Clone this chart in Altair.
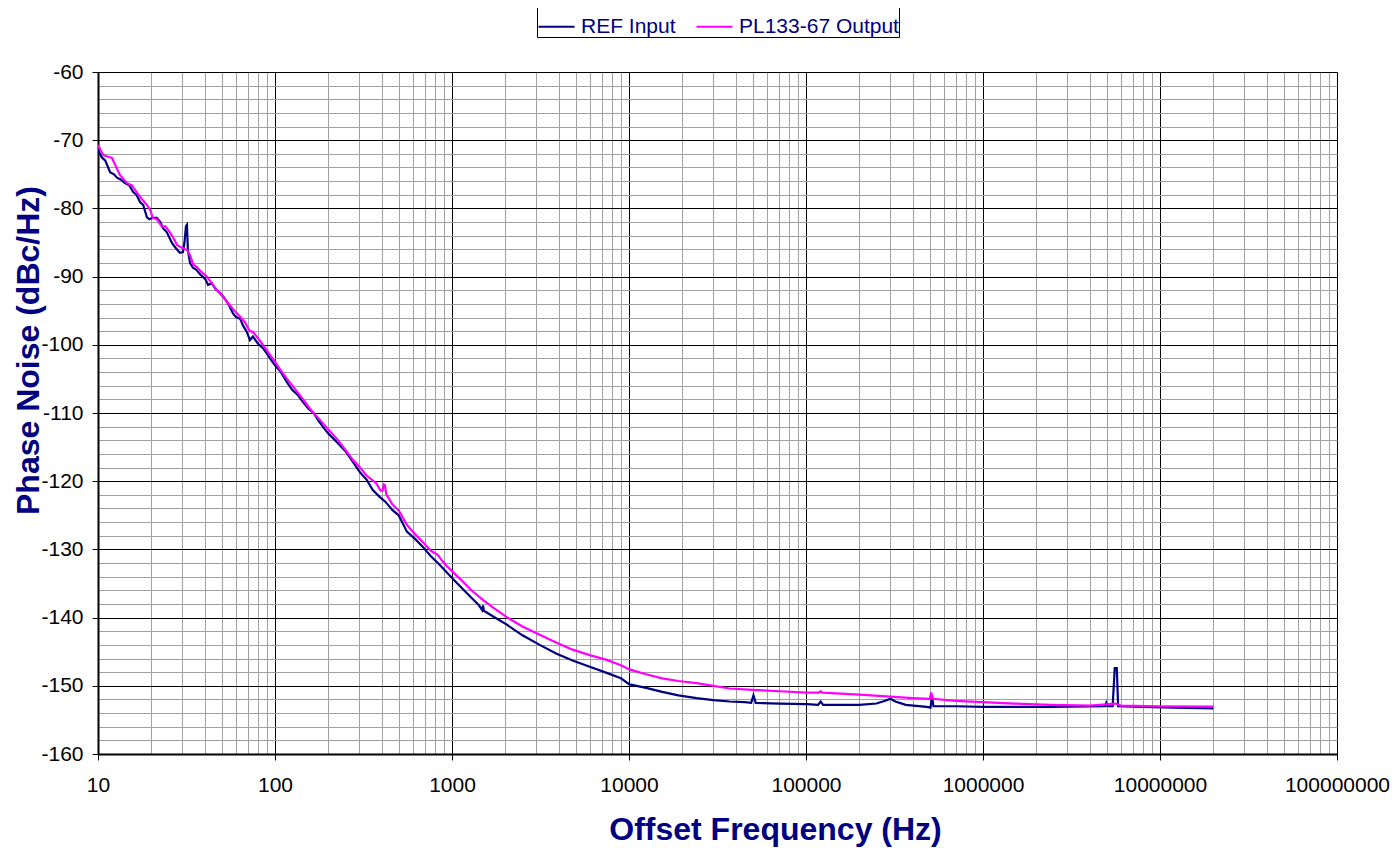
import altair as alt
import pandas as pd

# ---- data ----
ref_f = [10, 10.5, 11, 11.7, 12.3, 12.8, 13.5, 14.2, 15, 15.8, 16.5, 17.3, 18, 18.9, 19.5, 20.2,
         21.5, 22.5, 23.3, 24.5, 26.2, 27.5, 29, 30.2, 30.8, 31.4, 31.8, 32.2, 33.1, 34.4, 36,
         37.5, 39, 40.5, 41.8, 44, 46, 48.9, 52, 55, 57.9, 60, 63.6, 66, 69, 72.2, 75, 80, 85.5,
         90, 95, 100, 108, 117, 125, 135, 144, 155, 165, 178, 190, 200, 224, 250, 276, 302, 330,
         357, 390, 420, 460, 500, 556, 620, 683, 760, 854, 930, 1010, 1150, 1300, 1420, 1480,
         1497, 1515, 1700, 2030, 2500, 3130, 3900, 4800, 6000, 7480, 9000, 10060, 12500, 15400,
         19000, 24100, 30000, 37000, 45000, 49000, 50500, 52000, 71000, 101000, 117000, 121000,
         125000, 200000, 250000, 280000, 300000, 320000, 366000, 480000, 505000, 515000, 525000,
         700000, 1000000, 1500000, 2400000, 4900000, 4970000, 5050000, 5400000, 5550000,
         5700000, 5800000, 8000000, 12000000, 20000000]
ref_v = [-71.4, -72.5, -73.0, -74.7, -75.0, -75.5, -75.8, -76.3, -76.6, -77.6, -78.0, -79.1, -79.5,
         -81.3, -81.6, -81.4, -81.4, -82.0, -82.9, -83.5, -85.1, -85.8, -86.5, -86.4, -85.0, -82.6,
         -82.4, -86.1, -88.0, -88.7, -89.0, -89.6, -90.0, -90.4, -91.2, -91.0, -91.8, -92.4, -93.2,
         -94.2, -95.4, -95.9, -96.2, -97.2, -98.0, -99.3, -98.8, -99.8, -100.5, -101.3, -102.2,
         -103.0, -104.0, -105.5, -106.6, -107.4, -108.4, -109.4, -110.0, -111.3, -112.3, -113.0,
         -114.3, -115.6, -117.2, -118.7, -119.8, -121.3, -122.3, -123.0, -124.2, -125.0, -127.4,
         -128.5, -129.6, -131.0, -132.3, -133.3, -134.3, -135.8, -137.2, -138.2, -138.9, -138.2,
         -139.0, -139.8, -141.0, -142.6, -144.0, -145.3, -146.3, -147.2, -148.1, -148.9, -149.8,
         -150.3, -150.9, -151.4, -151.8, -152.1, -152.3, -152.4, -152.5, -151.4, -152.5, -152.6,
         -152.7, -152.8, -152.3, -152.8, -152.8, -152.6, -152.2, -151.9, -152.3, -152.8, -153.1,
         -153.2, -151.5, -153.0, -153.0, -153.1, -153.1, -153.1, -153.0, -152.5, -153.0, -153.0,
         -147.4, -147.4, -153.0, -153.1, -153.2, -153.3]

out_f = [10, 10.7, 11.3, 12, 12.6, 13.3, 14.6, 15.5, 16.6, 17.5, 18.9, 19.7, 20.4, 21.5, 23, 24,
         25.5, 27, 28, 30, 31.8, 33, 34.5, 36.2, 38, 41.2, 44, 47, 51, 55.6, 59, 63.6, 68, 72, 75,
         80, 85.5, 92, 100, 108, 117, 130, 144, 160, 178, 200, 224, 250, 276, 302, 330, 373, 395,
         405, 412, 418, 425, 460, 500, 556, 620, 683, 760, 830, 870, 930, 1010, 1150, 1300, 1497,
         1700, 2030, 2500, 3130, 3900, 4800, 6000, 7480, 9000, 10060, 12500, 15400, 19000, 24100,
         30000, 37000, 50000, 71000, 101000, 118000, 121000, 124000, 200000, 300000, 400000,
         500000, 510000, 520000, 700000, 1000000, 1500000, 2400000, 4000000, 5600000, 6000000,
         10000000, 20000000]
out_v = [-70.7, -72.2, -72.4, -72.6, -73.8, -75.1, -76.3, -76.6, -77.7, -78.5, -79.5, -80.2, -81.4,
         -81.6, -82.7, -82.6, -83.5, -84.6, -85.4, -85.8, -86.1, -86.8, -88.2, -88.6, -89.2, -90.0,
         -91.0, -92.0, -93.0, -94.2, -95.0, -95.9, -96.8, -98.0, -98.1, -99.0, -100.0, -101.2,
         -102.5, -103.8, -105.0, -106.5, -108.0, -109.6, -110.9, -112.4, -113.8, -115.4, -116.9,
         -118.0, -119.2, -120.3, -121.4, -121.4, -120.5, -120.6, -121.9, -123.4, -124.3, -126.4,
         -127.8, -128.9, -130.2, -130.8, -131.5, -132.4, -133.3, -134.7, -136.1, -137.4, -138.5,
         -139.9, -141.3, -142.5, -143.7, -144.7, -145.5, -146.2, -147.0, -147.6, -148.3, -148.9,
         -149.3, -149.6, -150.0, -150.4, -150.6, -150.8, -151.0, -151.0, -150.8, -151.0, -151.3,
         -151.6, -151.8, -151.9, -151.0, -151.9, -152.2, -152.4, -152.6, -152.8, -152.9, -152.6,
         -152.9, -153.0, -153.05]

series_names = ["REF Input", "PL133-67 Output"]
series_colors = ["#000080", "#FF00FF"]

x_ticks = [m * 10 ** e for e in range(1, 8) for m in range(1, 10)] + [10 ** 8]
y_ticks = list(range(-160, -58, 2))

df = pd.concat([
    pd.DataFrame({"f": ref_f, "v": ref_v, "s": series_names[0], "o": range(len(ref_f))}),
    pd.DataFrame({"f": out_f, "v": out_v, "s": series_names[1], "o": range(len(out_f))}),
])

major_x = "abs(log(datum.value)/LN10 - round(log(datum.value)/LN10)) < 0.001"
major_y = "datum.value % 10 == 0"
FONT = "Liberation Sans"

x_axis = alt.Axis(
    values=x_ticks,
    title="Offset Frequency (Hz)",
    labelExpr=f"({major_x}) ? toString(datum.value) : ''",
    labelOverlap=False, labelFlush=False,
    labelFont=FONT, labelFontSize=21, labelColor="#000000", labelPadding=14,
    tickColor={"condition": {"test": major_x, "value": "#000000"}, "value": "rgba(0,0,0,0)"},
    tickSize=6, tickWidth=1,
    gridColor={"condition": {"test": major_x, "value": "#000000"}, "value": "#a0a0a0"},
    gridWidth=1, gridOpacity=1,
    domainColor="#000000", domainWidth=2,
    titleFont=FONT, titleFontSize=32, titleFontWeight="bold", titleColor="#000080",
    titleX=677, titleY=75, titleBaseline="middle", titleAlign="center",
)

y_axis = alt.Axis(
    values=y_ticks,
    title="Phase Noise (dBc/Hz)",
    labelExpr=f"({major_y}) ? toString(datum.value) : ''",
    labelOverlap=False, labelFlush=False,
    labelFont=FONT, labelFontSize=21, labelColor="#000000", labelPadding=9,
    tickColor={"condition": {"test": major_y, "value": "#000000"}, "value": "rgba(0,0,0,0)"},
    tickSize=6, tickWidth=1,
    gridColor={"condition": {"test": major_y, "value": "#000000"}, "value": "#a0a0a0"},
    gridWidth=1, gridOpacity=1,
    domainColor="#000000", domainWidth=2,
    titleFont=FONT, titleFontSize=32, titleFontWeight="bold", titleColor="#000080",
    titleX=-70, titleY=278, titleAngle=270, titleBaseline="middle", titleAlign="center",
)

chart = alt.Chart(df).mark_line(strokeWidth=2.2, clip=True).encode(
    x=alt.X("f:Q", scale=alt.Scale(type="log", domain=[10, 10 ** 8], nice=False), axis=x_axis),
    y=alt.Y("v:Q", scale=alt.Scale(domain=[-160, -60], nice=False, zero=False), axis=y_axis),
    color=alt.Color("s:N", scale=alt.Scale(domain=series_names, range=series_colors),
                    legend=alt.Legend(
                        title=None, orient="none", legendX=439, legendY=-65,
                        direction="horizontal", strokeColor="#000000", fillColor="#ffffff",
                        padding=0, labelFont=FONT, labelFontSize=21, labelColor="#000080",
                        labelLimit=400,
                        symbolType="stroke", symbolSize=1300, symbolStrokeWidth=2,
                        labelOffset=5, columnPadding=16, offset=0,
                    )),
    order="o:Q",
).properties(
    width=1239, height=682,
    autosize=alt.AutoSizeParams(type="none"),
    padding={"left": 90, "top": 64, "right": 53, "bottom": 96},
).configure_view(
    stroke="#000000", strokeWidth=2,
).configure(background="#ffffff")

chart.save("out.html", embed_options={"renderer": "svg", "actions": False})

● Exercise objective: Please repeat exactly the data above from its first line to the line that contains "import pandas as pd", inclusive, and leave every picture out.

● Answer for this exercise:
Clone this chart in Altair.
import altair as alt
import pandas as pd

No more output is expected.